Stated exercise >>
Locate the lines of the listing below that hold "with", then copy each of them.

Recorded data >>

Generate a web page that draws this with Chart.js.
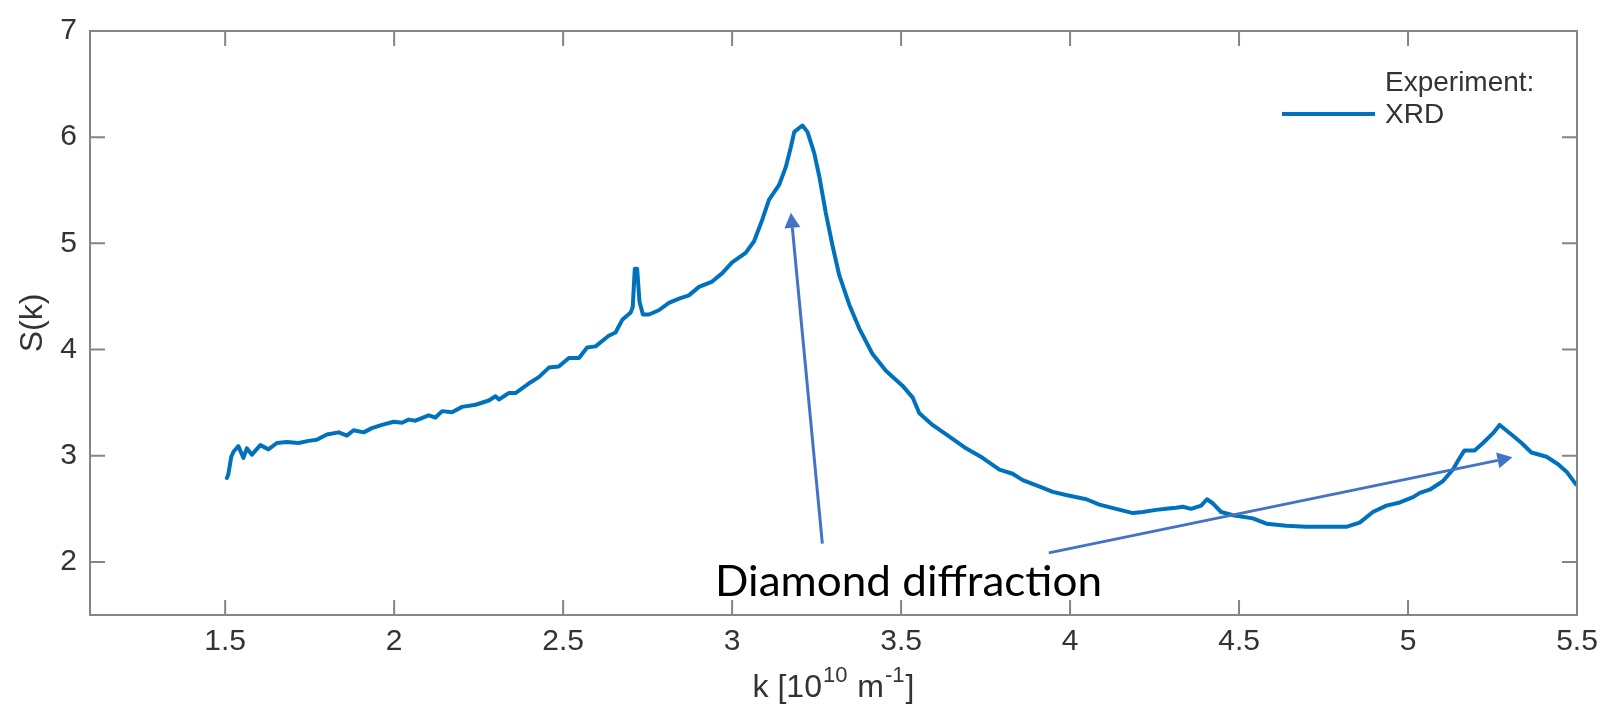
<!DOCTYPE html>
<html>
<head>
<meta charset="utf-8">
<script src="https://cdn.jsdelivr.net/npm/chart.js@4/dist/chart.umd.min.js"></script>
<style>
  html, body { margin: 0; padding: 0; background: #ffffff; }
  canvas { display: block; }
</style>
</head>
<body>
<canvas id="c" width="1614" height="707"></canvas>
<script>
// ---- data ----
const kValues = [
  1.505, 1.509, 1.518, 1.525, 1.539, 1.554, 1.564, 1.579, 1.604, 1.628, 1.653, 1.682, 1.717, 1.747, 1.771,
  1.801, 1.836, 1.860, 1.880, 1.910, 1.934, 1.964, 1.999, 2.023, 2.043, 2.063, 2.102, 2.122, 2.142, 2.171,
  2.201, 2.241, 2.280, 2.300, 2.310, 2.339, 2.359, 2.398, 2.428, 2.458, 2.487, 2.517, 2.547, 2.571, 2.596,
  2.635, 2.655, 2.675, 2.700, 2.706, 2.712, 2.719, 2.726, 2.736, 2.754, 2.783, 2.813, 2.843, 2.872, 2.902,
  2.941, 2.971, 3.000, 3.040, 3.065, 3.090, 3.109, 3.139, 3.159, 3.174, 3.184, 3.208, 3.223, 3.243, 3.258,
  3.277, 3.297, 3.317, 3.347, 3.376, 3.415, 3.455, 3.504, 3.534, 3.554, 3.593, 3.643, 3.692, 3.741, 3.791,
  3.830, 3.860, 3.910, 3.949, 3.988, 4.048, 4.087, 4.136, 4.186, 4.215, 4.255, 4.284, 4.314, 4.334, 4.358,
  4.388, 4.405, 4.423, 4.447, 4.482, 4.541, 4.581, 4.640, 4.699, 4.758, 4.817, 4.857, 4.896, 4.936, 4.976,
  5.015, 5.035, 5.064, 5.103, 5.133, 5.153, 5.167, 5.197, 5.222, 5.251, 5.271, 5.306, 5.336, 5.365, 5.410,
  5.444, 5.469, 5.497
];
const sValues = [
  2.79, 2.82, 2.99, 3.04, 3.09, 2.98, 3.07, 3.01, 3.10, 3.06, 3.12, 3.13, 3.12, 3.14, 3.15,
  3.20, 3.22, 3.19, 3.24, 3.22, 3.26, 3.29, 3.32, 3.31, 3.34, 3.33, 3.38, 3.36, 3.42, 3.41,
  3.46, 3.48, 3.52, 3.56, 3.53, 3.59, 3.59, 3.68, 3.74, 3.83, 3.84, 3.92, 3.92, 4.02, 4.03,
  4.13, 4.16, 4.28, 4.35, 4.40, 4.76, 4.76, 4.45, 4.33, 4.33, 4.37, 4.44, 4.48, 4.51, 4.59,
  4.64, 4.72, 4.82, 4.91, 5.02, 5.23, 5.41, 5.55, 5.72, 5.91, 6.05, 6.11, 6.05, 5.85, 5.63,
  5.29, 4.98, 4.70, 4.42, 4.20, 3.96, 3.80, 3.66, 3.55, 3.40, 3.29, 3.18, 3.07, 2.98, 2.87,
  2.83, 2.77, 2.71, 2.66, 2.63, 2.59, 2.54, 2.50, 2.46, 2.47, 2.49, 2.50, 2.51, 2.52, 2.50,
  2.53, 2.59, 2.55, 2.47, 2.44, 2.41, 2.36, 2.34, 2.33, 2.33, 2.33, 2.37, 2.47, 2.53, 2.56,
  2.61, 2.65, 2.68, 2.76, 2.87, 2.98, 3.05, 3.05, 3.12, 3.21, 3.29, 3.20, 3.12, 3.03, 2.99,
  2.92, 2.85, 2.73
];
const xTickValues = [1.5, 2, 2.5, 3, 3.5, 4, 4.5, 5, 5.5];
const yTickValues = [2, 3, 4, 5, 6, 7];
const seriesLabel = 'XRD';
const legendTitle = 'Experiment:';
// x-axis title pieces: [text, isSuperscript]
const xAxisTitleParts = [['k [10', false], ['10', true], [' m', false], ['-1', true], [']', false]];
const yAxisTitle = 'S(k)';
const annotationText = 'Diamond diffraction';
const annotationTextAnchor = [3.522, 1.676];          // centre x, baseline y (data units)
const arrowTails = [[3.267, 2.172], [3.937, 2.085]];  // data units
const arrowHeads = [[3.174, 5.288], [5.309, 2.985]];  // data units

// ---- styling ----
const LINE_COLOR = '#0072BD';
const AXIS_COLOR = '#858585';
const TEXT_COLOR = '#333333';
const ARROW_COLOR = '#4472C4';
const FONT = '"Liberation Sans", Arial, Helvetica, sans-serif';
const TICK_FONT = { family: FONT, size: 30 };

const points = kValues.map((k, i) => ({ x: k, y: sValues[i] }));

const boxPlugin = {
  id: 'matlabBox',
  afterDatasetsDraw(chart) {
    const ctx = chart.ctx;
    const a = chart.chartArea;
    const xs = chart.scales.x, ys = chart.scales.y;
    const TL = 15;
    ctx.save();
    ctx.strokeStyle = AXIS_COLOR;
    ctx.lineWidth = 2;
    ctx.beginPath();
    ctx.rect(a.left, a.top, a.right - a.left, a.bottom - a.top);
    ctx.stroke();
    ctx.beginPath();
    xTickValues.forEach(v => {
      const px = xs.getPixelForValue(v);
      ctx.moveTo(px, a.bottom); ctx.lineTo(px, a.bottom - TL);
      ctx.moveTo(px, a.top); ctx.lineTo(px, a.top + TL);
    });
    yTickValues.forEach(v => {
      const py = ys.getPixelForValue(v);
      ctx.moveTo(a.left, py); ctx.lineTo(a.left + TL, py);
      ctx.moveTo(a.right, py); ctx.lineTo(a.right - TL, py);
    });
    ctx.stroke();
    ctx.restore();
  },
  afterDraw(chart) {
    const ctx = chart.ctx;
    const a = chart.chartArea;
    const xs = chart.scales.x, ys = chart.scales.y;
    ctx.save();

    // x-axis title with superscripts
    const baseFont = '32px ' + FONT, supFont = '22px ' + FONT;
    ctx.fillStyle = TEXT_COLOR;
    ctx.textAlign = 'left';
    ctx.textBaseline = 'alphabetic';
    let total = 0;
    const widths = xAxisTitleParts.map(([t, sup]) => {
      ctx.font = sup ? supFont : baseFont;
      const w = ctx.measureText(t).width + (sup ? 2 : 0);
      total += w;
      return w;
    });
    let tx = (a.left + a.right) / 2 - total / 2;
    const tb = a.bottom + 82;
    xAxisTitleParts.forEach(([t, sup], i) => {
      ctx.font = sup ? supFont : baseFont;
      ctx.fillText(t, tx + (sup ? 1 : 0), sup ? tb - 15 : tb);
      tx += widths[i];
    });

    // legend
    const lx0 = a.right - 295, lx1 = a.right - 202, ly = a.top + 83;
    ctx.strokeStyle = LINE_COLOR;
    ctx.lineWidth = 4;
    ctx.lineCap = 'butt';
    ctx.beginPath(); ctx.moveTo(lx0, ly); ctx.lineTo(lx1, ly); ctx.stroke();
    ctx.fillStyle = TEXT_COLOR;
    ctx.font = '28px ' + FONT;
    ctx.fillText(legendTitle, lx1 + 10, ly - 22.7);
    ctx.fillText(seriesLabel, lx1 + 10, ly + 9);

    // arrows
    ctx.strokeStyle = ARROW_COLOR;
    ctx.fillStyle = ARROW_COLOR;
    ctx.lineWidth = 3;
    arrowTails.forEach((t, i) => {
      const h = arrowHeads[i];
      const x0 = xs.getPixelForValue(t[0]), y0 = ys.getPixelForValue(t[1]);
      const x1 = xs.getPixelForValue(h[0]), y1 = ys.getPixelForValue(h[1]);
      const ang = Math.atan2(y1 - y0, x1 - x0);
      const hl = 15, hw = 8;
      const bx = x1 - hl * Math.cos(ang), by = y1 - hl * Math.sin(ang);
      ctx.beginPath(); ctx.moveTo(x0, y0); ctx.lineTo(bx, by); ctx.stroke();
      ctx.beginPath();
      ctx.moveTo(x1, y1);
      ctx.lineTo(bx + hw * Math.sin(ang), by - hw * Math.cos(ang));
      ctx.lineTo(bx - hw * Math.sin(ang), by + hw * Math.cos(ang));
      ctx.closePath(); ctx.fill();
    });

    // annotation text
    ctx.fillStyle = '#000000';
    ctx.font = '42px Lato';
    const tw = ctx.measureText(annotationText).width;
    const sx = 387 / tw;
    const cx = xs.getPixelForValue(annotationTextAnchor[0]);
    const by = ys.getPixelForValue(annotationTextAnchor[1]);
    ctx.translate(cx, by);
    ctx.scale(sx, 1);
    ctx.textAlign = 'center';
    ctx.fillText(annotationText, 0, 0);
    ctx.restore();
  }
};

new Chart(document.getElementById('c'), {
  type: 'line',
  data: {
    datasets: [{
      label: seriesLabel,
      data: points,
      borderColor: LINE_COLOR,
      backgroundColor: LINE_COLOR,
      borderWidth: 4,
      pointRadius: 0,
      tension: 0,
      fill: false,
      borderJoinStyle: 'round',
      borderCapStyle: 'round'
    }]
  },
  options: {
    responsive: false,
    animation: false,
    devicePixelRatio: 1,
    layout: { padding: { top: 23, right: 37, left: 0, bottom: 0 } },
    plugins: { legend: { display: false }, tooltip: { enabled: false } },
    scales: {
      x: {
        type: 'linear',
        min: 1.1, max: 5.5,
        afterBuildTicks: s => { s.ticks = xTickValues.map(v => ({ value: v })); },
        afterFit: s => { s.height = 92; },
        grid: { display: false, drawTicks: false },
        border: { display: false },
        ticks: { font: TICK_FONT, color: TEXT_COLOR, padding: 9, maxRotation: 0, autoSkip: false,
                 callback: v => String(v) },
        title: { display: false }
      },
      y: {
        type: 'linear',
        min: 1.5, max: 7,
        afterBuildTicks: s => { s.ticks = yTickValues.map(v => ({ value: v })); },
        afterFit: s => { s.width = 90; },
        grid: { display: false, drawTicks: false },
        border: { display: false },
        ticks: { font: TICK_FONT, color: TEXT_COLOR, padding: 13, autoSkip: false,
                 callback: v => String(v) },
        title: { display: true, text: yAxisTitle, color: TEXT_COLOR,
                 font: { family: FONT, size: 32 }, padding: { top: 14, bottom: 0 } }
      }
    }
  },
  plugins: [boxPlugin]
});
</script>
</body>
</html>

The result >>
Generate a web page that draws this with Chart.js.
    // x-axis title with superscripts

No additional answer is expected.